Previous studies of rope jumping by others in a vacuum had not seen this. They then put together a rope twirling robot to duplicate what they had observed. Next they filmed the robot doing its thing at high speeds as well, looking in particular at how the rope was impacted by its movement through the air. After that they plugged in everything they had observed into a computer model. Then, by adjusting the size of the rope in the model (its thickness and length) and its weight, they were able to hone their results till they found what they believed to be the traits that led to the optimum jump rope. Thin, lightweight and short.
Now that they believe they’ve nailed down all that can be had from studying jump ropes, the team believes their research can be applied in other areas, such engineering projects that involve objects moving through the air or that are subjected to air moving past them; particularly those that have thin components such as suspension bridges.

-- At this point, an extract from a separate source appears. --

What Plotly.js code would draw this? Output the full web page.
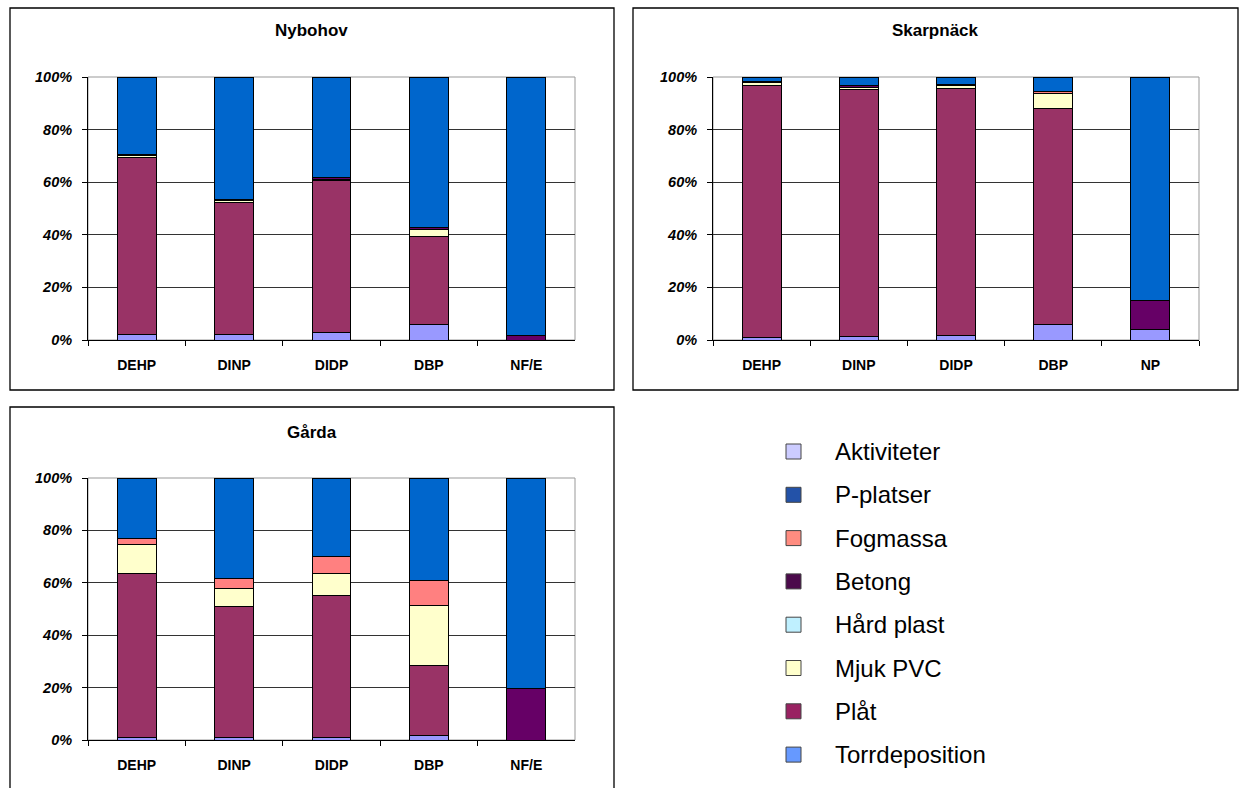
<!DOCTYPE html>
<html>
<head>
<meta charset="utf-8">
<script src="https://cdn.plot.ly/plotly-3.0.1.min.js"></script>
<style>
  html, body { margin: 0; padding: 0; background: #ffffff; }
  #chart { width: 1240px; height: 788px; }
</style>
</head>
<body>
<div id="chart"></div>
<script>
// Source shares (%) of phthalates and nonylphenol compounds per catchment
const sites = ['Nybohov', 'Skarpnäck', 'Gårda'];
const catsNybohov = ['DEHP', 'DINP', 'DIDP', 'DBP', 'NF/E'];
const catsSkarpnack = ['DEHP', 'DINP', 'DIDP', 'DBP', 'NP'];
const catsGarda = ['DEHP', 'DINP', 'DIDP', 'DBP', 'NF/E'];

// Series listed from the bottom of each stack to the top
const seriesNames = ['Torrdeposition', 'Plåt', 'Mjuk PVC', 'Hård plast', 'Betong', 'Fogmassa', 'P-platser', 'Aktiviteter'];

const nybohovTorrdeposition = [2.0, 2.0, 3.0, 6.0, 0];
const nybohovPlat           = [67.3, 50.3, 57.6, 33.3, 0];
const nybohovMjukPVC        = [1.0, 0.6, 0.6, 2.9, 0];
const nybohovHardPlast      = [0, 0, 0, 0, 0];
const nybohovBetong         = [0.3, 0.6, 0.7, 0.6, 1.8];
const nybohovFogmassa       = [0, 0, 0, 0, 0];
const nybohovPPlatser       = [29.4, 46.5, 38.1, 57.2, 98.2];
const nybohovAktiviteter    = [0, 0, 0, 0, 0];

const skarpnackTorrdeposition = [1.1, 1.5, 1.8, 6.0, 4.1];
const skarpnackPlat           = [95.5, 93.8, 93.9, 82.1, 0];
const skarpnackMjukPVC        = [1.3, 0.8, 1.2, 5.7, 0];
const skarpnackHardPlast      = [0, 0, 0, 0, 0];
const skarpnackBetong         = [0.4, 0.6, 0.4, 0, 10.8];
const skarpnackFogmassa       = [0, 0, 0, 0.6, 0];
const skarpnackPPlatser       = [1.7, 3.3, 2.7, 5.6, 85.1];
const skarpnackAktiviteter    = [0, 0, 0, 0, 0];

const gardaTorrdeposition = [0.8, 0.8, 1.0, 1.8, 0];
const gardaPlat           = [62.6, 50.0, 54.1, 26.6, 0];
const gardaMjukPVC        = [11.4, 7.1, 8.5, 23.0, 0];
const gardaHardPlast      = [0, 0, 0, 0, 0];
const gardaBetong         = [0, 0, 0, 0, 19.6];
const gardaFogmassa       = [2.0, 3.6, 6.5, 9.6, 0];
const gardaPPlatser       = [23.2, 38.5, 29.9, 39.0, 80.4];
const gardaAktiviteter    = [0, 0, 0, 0, 0];

const yTicks = [0, 20, 40, 60, 80, 100];
const yTickLabels = ['0%', '20%', '40%', '60%', '80%', '100%'];

// Fill colours of the bar segments
const barColors = ['#9999FF', '#993366', '#FFFFCC', '#CCFFFF', '#660066', '#FF8080', '#0066CC', '#CCCCFF'];
// Legend entries (top to bottom) and their swatch colours
const legendNames = ['Aktiviteter', 'P-platser', 'Fogmassa', 'Betong', 'Hård plast', 'Mjuk PVC', 'Plåt', 'Torrdeposition'];
const legendColors = ['#CCCCFF', '#2352A8', '#FF8C80', '#4B0A4B', '#BFF0FF', '#FFFFCC', '#992262', '#6699FF'];

const W = 1240, H = 788;
const px = x => x / W;
const py = y => 1 - y / H;

const panels = [
  { cats: catsNybohov, data: [nybohovTorrdeposition, nybohovPlat, nybohovMjukPVC, nybohovHardPlast, nybohovBetong, nybohovFogmassa, nybohovPPlatser, nybohovAktiviteter],
    plot: [88, 77, 575, 340], box: [10, 8, 614, 390], titleY: 30 },
  { cats: catsSkarpnack, data: [skarpnackTorrdeposition, skarpnackPlat, skarpnackMjukPVC, skarpnackHardPlast, skarpnackBetong, skarpnackFogmassa, skarpnackPPlatser, skarpnackAktiviteter],
    plot: [713, 77, 1199, 340], box: [633, 8, 1238, 390], titleY: 30 },
  { cats: catsGarda, data: [gardaTorrdeposition, gardaPlat, gardaMjukPVC, gardaHardPlast, gardaBetong, gardaFogmassa, gardaPPlatser, gardaAktiviteter],
    plot: [88, 478, 575, 740], box: [10, 407, 614, 800], titleY: 432 }
];

const FONT = 'Liberation Sans, Arial, sans-serif';
const traces = [];
const layout = {
  width: W, height: H,
  margin: { l: 0, r: 0, t: 0, b: 0 },
  paper_bgcolor: '#ffffff', plot_bgcolor: '#ffffff',
  barmode: 'stack', bargap: 0.6,
  showlegend: false,
  font: { family: FONT, color: '#000000' },
  shapes: [], annotations: []
};

panels.forEach((p, i) => {
  const n = i === 0 ? '' : String(i + 1);
  const xa = 'x' + n, ya = 'y' + n;
  seriesNames.forEach((name, s) => {
    traces.push({
      type: 'bar', name: name, x: p.cats,
      y: p.data[s].map(v => (v > 0 ? v : null)),
      xaxis: xa, yaxis: ya,
      marker: { color: barColors[s], line: { color: '#000000', width: 1 } },
      hoverinfo: 'skip'
    });
  });
  const [l, t, r, b] = p.plot;
  layout['xaxis' + n] = {
    domain: [px(l), px(r)], anchor: ya, type: 'category',
    showline: true, linecolor: '#000000', linewidth: 1,
    ticks: 'outside', tickson: 'boundaries', ticklen: 5, tickcolor: '#000000',
    showgrid: false, fixedrange: true, ticklabelstandoff: 12,
    tickfont: { family: FONT, size: 14, weight: 'bold', color: '#000000' }
  };
  layout['yaxis' + n] = {
    domain: [py(b), py(t)], anchor: xa, range: [0, 100],
    tickvals: yTicks, ticktext: yTickLabels,
    showline: true, linecolor: '#000000', linewidth: 1,
    ticks: 'outside', ticklen: 5, tickcolor: '#000000',
    showgrid: true, gridcolor: '#333333', gridwidth: 1, zeroline: false,
    fixedrange: true, ticklabelstandoff: 7,
    tickfont: { family: FONT, size: 14.5, weight: 'bold', style: 'italic', color: '#000000' }
  };
  // grey frame of the plotting area
  layout.shapes.push({ type: 'rect', xref: 'paper', yref: 'paper', layer: 'below',
    x0: px(l), x1: px(r), y0: py(b), y1: py(t), line: { color: '#999999', width: 1 } });
  // outer chart border
  const [bl, bt, br, bb] = p.box;
  layout.shapes.push({ type: 'rect', xref: 'paper', yref: 'paper',
    x0: px(bl), x1: px(br), y0: py(bb), y1: py(bt), line: { color: '#000000', width: 1.3 } });
  layout.annotations.push({ xref: 'paper', yref: 'paper', x: px((bl + br) / 2), y: py(p.titleY),
    text: sites[i], showarrow: false, xanchor: 'center', yanchor: 'middle',
    font: { family: FONT, size: 17, weight: 'bold', color: '#000000' } });
});

// Legend block
legendNames.forEach((name, k) => {
  const cy = 451.5 + k * 43.3;
  layout.shapes.push({ type: 'rect', xref: 'paper', yref: 'paper',
    x0: px(786), x1: px(801), y0: py(cy + 7.5), y1: py(cy - 7.5),
    fillcolor: legendColors[k], line: { color: '#444444', width: 1 } });
  layout.annotations.push({ xref: 'paper', yref: 'paper', x: px(833), y: py(cy),
    text: name, showarrow: false, xanchor: 'left', yanchor: 'middle',
    font: { family: FONT, size: 24, color: '#000000' } });
});

Plotly.newPlot('chart', traces, layout, { staticPlot: true, displayModeBar: false });
</script>
</body>
</html>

We consider the influence of aerodynamic forces on the shape of a whirling filament that is held at both ends, i.e. a jump rope. At high Reynolds numbers, the rope curls out of the plane and towards the axis of rotationa feature we demonstrate via experiment. We derive a pair of coupled nonlinear differential equations that characterize the steady-state shape of the rope, and the resulting eigenvalue problem is solved numerically. The solution depends on two dimensionless groups: the ratio between the length of the rope and the distance between its ends, and the relative magnitude of the aerodynamic to centrifugal forces. As the latter ratio is progressively increased, the tension in the rope and the out-of-plane deflection increases, until eventually the rope reaches a limiting shape. Finally, we show that the airflow-induced shape change leads to a relative reduction in drag and has implications for successful skipping.